Some records
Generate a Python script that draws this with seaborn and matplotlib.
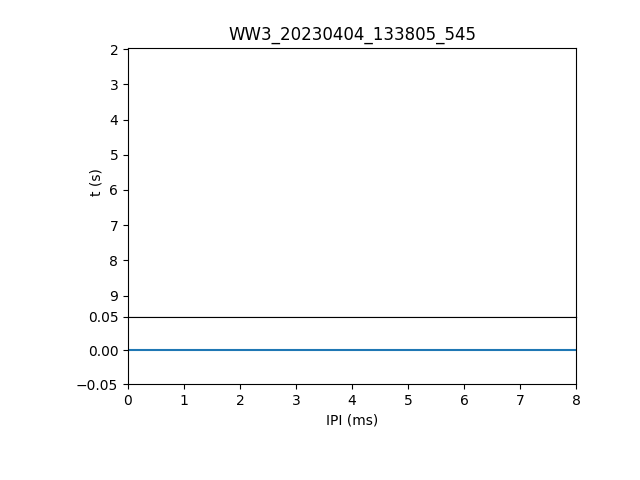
import numpy as np
import pandas as pd
import matplotlib
matplotlib.use("Agg")
import matplotlib.pyplot as plt
import seaborn as sns

# === Dữ liệu ===
title = "WW3_20230404_133805_545"
ipi_ms = [0, 8]
ipi_count = [0, 0]
t_range = (9.6, 1.97)   # trục t bị đảo ngược
t_ticks = [2, 3, 4, 5, 6, 7, 8, 9]

df = pd.DataFrame({"IPI (ms)": ipi_ms, "count": ipi_count})

fig = plt.figure(figsize=(6.4, 4.8), dpi=100)
gs = fig.add_gridspec(2, 1, height_ratios=[4, 1], hspace=0,
                      left=0.2, right=0.9, bottom=0.2, top=0.9)
ax_top = fig.add_subplot(gs[0])
ax_bot = fig.add_subplot(gs[1], sharex=ax_top)

# === Panel trên: t (s) ===
ax_top.set_ylim(*t_range)
ax_top.set_yticks(t_ticks)
ax_top.set_ylabel("t (s)")
ax_top.set_title(title)
ax_top.tick_params(axis="x", which="both", bottom=False, labelbottom=False)

# === Panel dưới: IPI ===
sns.lineplot(data=df, x="IPI (ms)", y="count", ax=ax_bot, color="#1f77b4")
ax_bot.set_xlim(0, 8)
ax_bot.set_ylim(-0.05, 0.05)
ax_bot.set_yticks([-0.05, 0.00, 0.05])
ax_bot.set_ylabel("")
ax_bot.set_xlabel("IPI (ms)")

fig.savefig("out.png", dpi=100)
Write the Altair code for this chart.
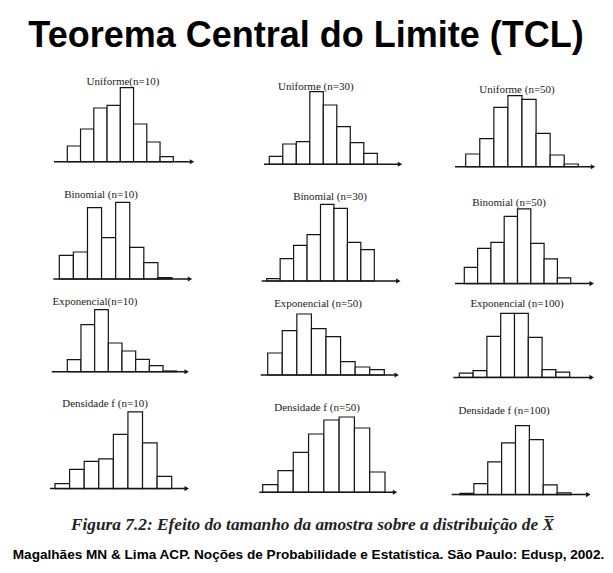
import altair as alt
import pandas as pd

# ---------------- data: class heights (8 classes each) ----------------
uniforme_10 = [15.7, 32.7, 53.7, 56.3, 74.0, 37.7, 19.7, 5.0]
uniforme_30 = [8.0, 20.3, 22.7, 72.7, 59.3, 37.7, 21.7, 11.0]
uniforme_50 = [12.7, 28.0, 59.3, 71.0, 67.3, 33.3, 11.7, 2.7]
binomial_10 = [23.7, 27.0, 71.3, 41.3, 76.7, 31.7, 16.3, 1.3]
binomial_30 = [2.3, 22.3, 35.7, 46.3, 76.7, 72.7, 38.7, 31.3]
binomial_50 = [16.3, 35.3, 41.3, 67.3, 74.7, 40.3, 24.7, 5.7]
exponencial_10 = [12.0, 47.0, 62.0, 28.7, 20.7, 12.3, 6.0, 0.7]
exponencial_50 = [22.0, 44.3, 61.0, 46.3, 38.3, 13.3, 8.0, 5.3]
exponencial_100 = [4.3, 6.7, 41.0, 64.0, 64.0, 40.0, 7.7, 5.3]
densidade_10 = [5.0, 19.3, 27.3, 29.7, 54.3, 76.7, 45.7, 12.3]
densidade_50 = [7.7, 21.7, 40.0, 58.3, 72.3, 75.3, 64.3, 20.3]
densidade_100 = [1.3, 11.0, 32.7, 51.7, 69.0, 55.0, 9.7, 1.7]

series = [
    uniforme_10, uniforme_30, uniforme_50,
    binomial_10, binomial_30, binomial_50,
    exponencial_10, exponencial_50, exponencial_100,
    densidade_10, densidade_50, densidade_100,
]
panel_titles = [
    "Uniforme(n=10)", "Uniforme (n=30)", "Uniforme (n=50)",
    "Binomial (n=10)", "Binomial (n=30)", "Binomial (n=50)",
    "Exponencial(n=10)", "Exponencial (n=50)", "Exponencial (n=100)",
    "Densidade f (n=10)", "Densidade f (n=50)", "Densidade f (n=100)",
]
main_title = "Teorema Central do Limite (TCL)"
caption = "Figura 7.2: Efeito do tamanho da amostra sobre a distribuição de X\u0305"
footer = "Magalhães MN & Lima ACP.  Noções de  Probabilidade e Estatística. São Paulo: Edusp, 2002."

# ---------------- layout (page pixels) ----------------
COL_X = [0, 245, 440]
COL_W = [245, 195, 173]
TITLE_ROW_H = 70
PAD = 5  # room below each baseline for the arrow head
# axis start, axis end, first class left, last class right, baseline, label x, label y
LAYOUT = [
    (54, 192, 67.3, 173.3, 161.7, 123, 81.7),
    (264, 400, 269.3, 377.3, 164.3, 315.8, 86.7),
    (455, 593, 465.7, 578.3, 166.7, 517, 90),
    (53.3, 190, 59.3, 172, 278.7, 101, 195),
    (261.7, 398.3, 266.7, 374.3, 280.7, 330, 196.7),
    (455, 591.7, 464.3, 570.7, 283.3, 509, 203),
    (51.7, 186.7, 67.3, 176.7, 371, 95, 301),
    (260.7, 396.7, 267.7, 384.3, 374.3, 318, 303),
    (453.3, 591.7, 459.3, 569.7, 376.7, 517, 303),
    (50, 186.7, 55, 171.7, 487.3, 105, 403),
    (259.3, 395, 262.7, 385, 491, 317, 406.7),
    (451.7, 588.3, 460, 571, 493.3, 504, 410),
]
INK = "#151515"


def panel(i, top):
    a, e, s, f, b, tx, ty = LAYOUT[i]
    col = i % 3
    ox, w = COL_X[col], COL_W[col]
    h = b - top
    k = (f - s) / 8.0
    xdom = [(ox - s) / k, (ox + w - s) / k]
    n = len(series[i])
    df = pd.DataFrame({
        "classe": list(range(n)),
        "fim": [c + 1 for c in range(n)],
        "freq": series[i],
    })
    bars = alt.Chart(df).mark_bar(fill="white", stroke=INK, strokeWidth=1.2).encode(
        x=alt.X("classe:Q", scale=alt.Scale(domain=xdom, nice=False, zero=False), axis=None),
        x2="fim:Q",
        y=alt.Y("freq:Q", scale=alt.Scale(domain=[-PAD, h], nice=False, zero=False), axis=None, stack=None),
        y2=alt.datum(0),
    )
    one = pd.DataFrame({"label": [panel_titles[i]]})
    axis_line = alt.Chart(one).mark_rule(color=INK, strokeWidth=1.5).encode(
        x=alt.value(a - ox), x2=alt.value(e - ox), y=alt.value(h)
    )
    arrow = alt.Chart(one).mark_point(
        shape="triangle-right", filled=True, color=INK, size=26, opacity=1
    ).encode(x=alt.value(e - ox), y=alt.value(h))
    label = alt.Chart(one).mark_text(
        font="Liberation Serif", fontSize=11, color="#222", baseline="middle", align="center"
    ).encode(text="label:N", x=alt.value(tx - ox), y=alt.value(ty - top))
    return alt.layer(bars, axis_line, arrow, label).properties(width=w, height=h + PAD)


tops = [TITLE_ROW_H]
for r in range(4):
    tops.append(max(LAYOUT[3 * r + c][4] for c in range(3)) + PAD)

rows = []
for r in range(4):
    rows.append(alt.hconcat(*[panel(3 * r + c, tops[r]) for c in range(3)], spacing=0))

title_chart = alt.Chart(pd.DataFrame({"t": [main_title]})).mark_text(
    font="Liberation Sans", fontSize=36, fontWeight="bold", color="black", baseline="middle", align="center"
).encode(text="t:N", x=alt.value(306), y=alt.value(36)).properties(width=613, height=TITLE_ROW_H)

cap_top = tops[4]
cap_df = pd.DataFrame({"t": [caption]})
foot_df = pd.DataFrame({"t": [footer]})
cap_text = alt.Chart(cap_df).mark_text(
    font="Liberation Serif", fontSize=17.3, fontStyle="italic", fontWeight="bold", color="#222",
    baseline="middle", align="center"
).encode(text="t:N", x=alt.value(312.5), y=alt.value(523 - cap_top))
foot_text = alt.Chart(foot_df).mark_text(
    font="Liberation Sans", fontSize=13.6, fontWeight="bold", color="black",
    baseline="middle", align="center"
).encode(text="t:N", x=alt.value(308.5), y=alt.value(553 - cap_top))
caption_chart = alt.layer(cap_text, foot_text).properties(width=613, height=573 - cap_top)

chart = alt.vconcat(title_chart, *rows, caption_chart, spacing=0).properties(
    padding=0, background="white"
).configure_view(stroke=None).configure_concat(spacing=0)

chart.save("out.html", embed_options={"renderer": "svg", "actions": False})
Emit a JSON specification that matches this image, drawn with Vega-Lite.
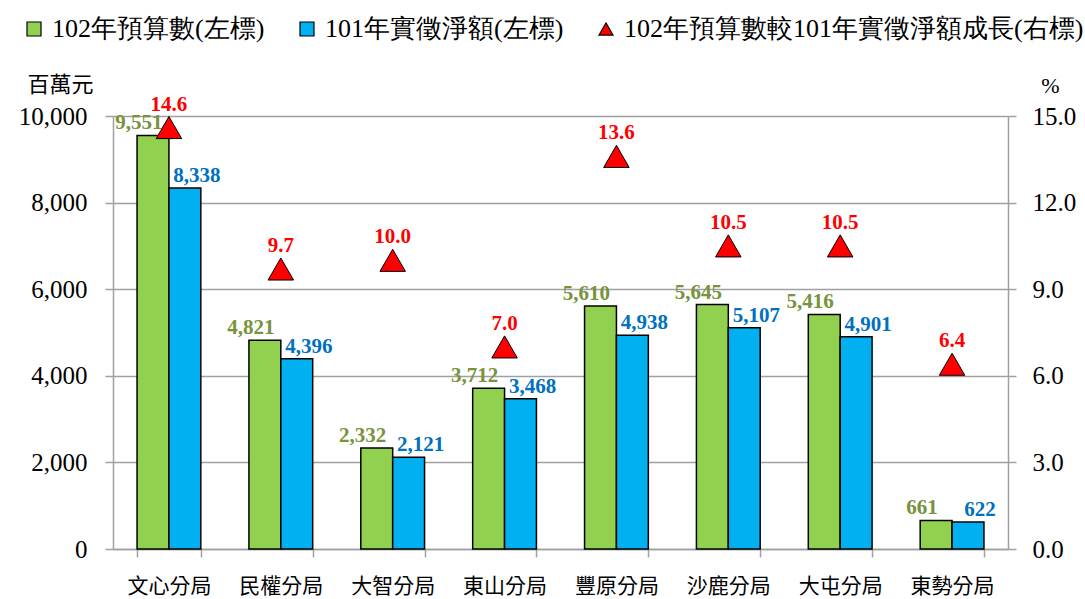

> [TASK DESCRIPTION]: Repeat only the lines from the one with "Write the Altair code for this chart." down to the one with "densidade_100 = [1.3, 11.0, 32.7, 51.7, 69.0, 55.0, 9.7, 1.7]", word for word and both included, and leave the pictures out.

> [THE RESULT]:
Write the Altair code for this chart.
import altair as alt
import pandas as pd

# ---------------- data: class heights (8 classes each) ----------------
uniforme_10 = [15.7, 32.7, 53.7, 56.3, 74.0, 37.7, 19.7, 5.0]
uniforme_30 = [8.0, 20.3, 22.7, 72.7, 59.3, 37.7, 21.7, 11.0]
uniforme_50 = [12.7, 28.0, 59.3, 71.0, 67.3, 33.3, 11.7, 2.7]
binomial_10 = [23.7, 27.0, 71.3, 41.3, 76.7, 31.7, 16.3, 1.3]
binomial_30 = [2.3, 22.3, 35.7, 46.3, 76.7, 72.7, 38.7, 31.3]
binomial_50 = [16.3, 35.3, 41.3, 67.3, 74.7, 40.3, 24.7, 5.7]
exponencial_10 = [12.0, 47.0, 62.0, 28.7, 20.7, 12.3, 6.0, 0.7]
exponencial_50 = [22.0, 44.3, 61.0, 46.3, 38.3, 13.3, 8.0, 5.3]
exponencial_100 = [4.3, 6.7, 41.0, 64.0, 64.0, 40.0, 7.7, 5.3]
densidade_10 = [5.0, 19.3, 27.3, 29.7, 54.3, 76.7, 45.7, 12.3]
densidade_50 = [7.7, 21.7, 40.0, 58.3, 72.3, 75.3, 64.3, 20.3]
densidade_100 = [1.3, 11.0, 32.7, 51.7, 69.0, 55.0, 9.7, 1.7]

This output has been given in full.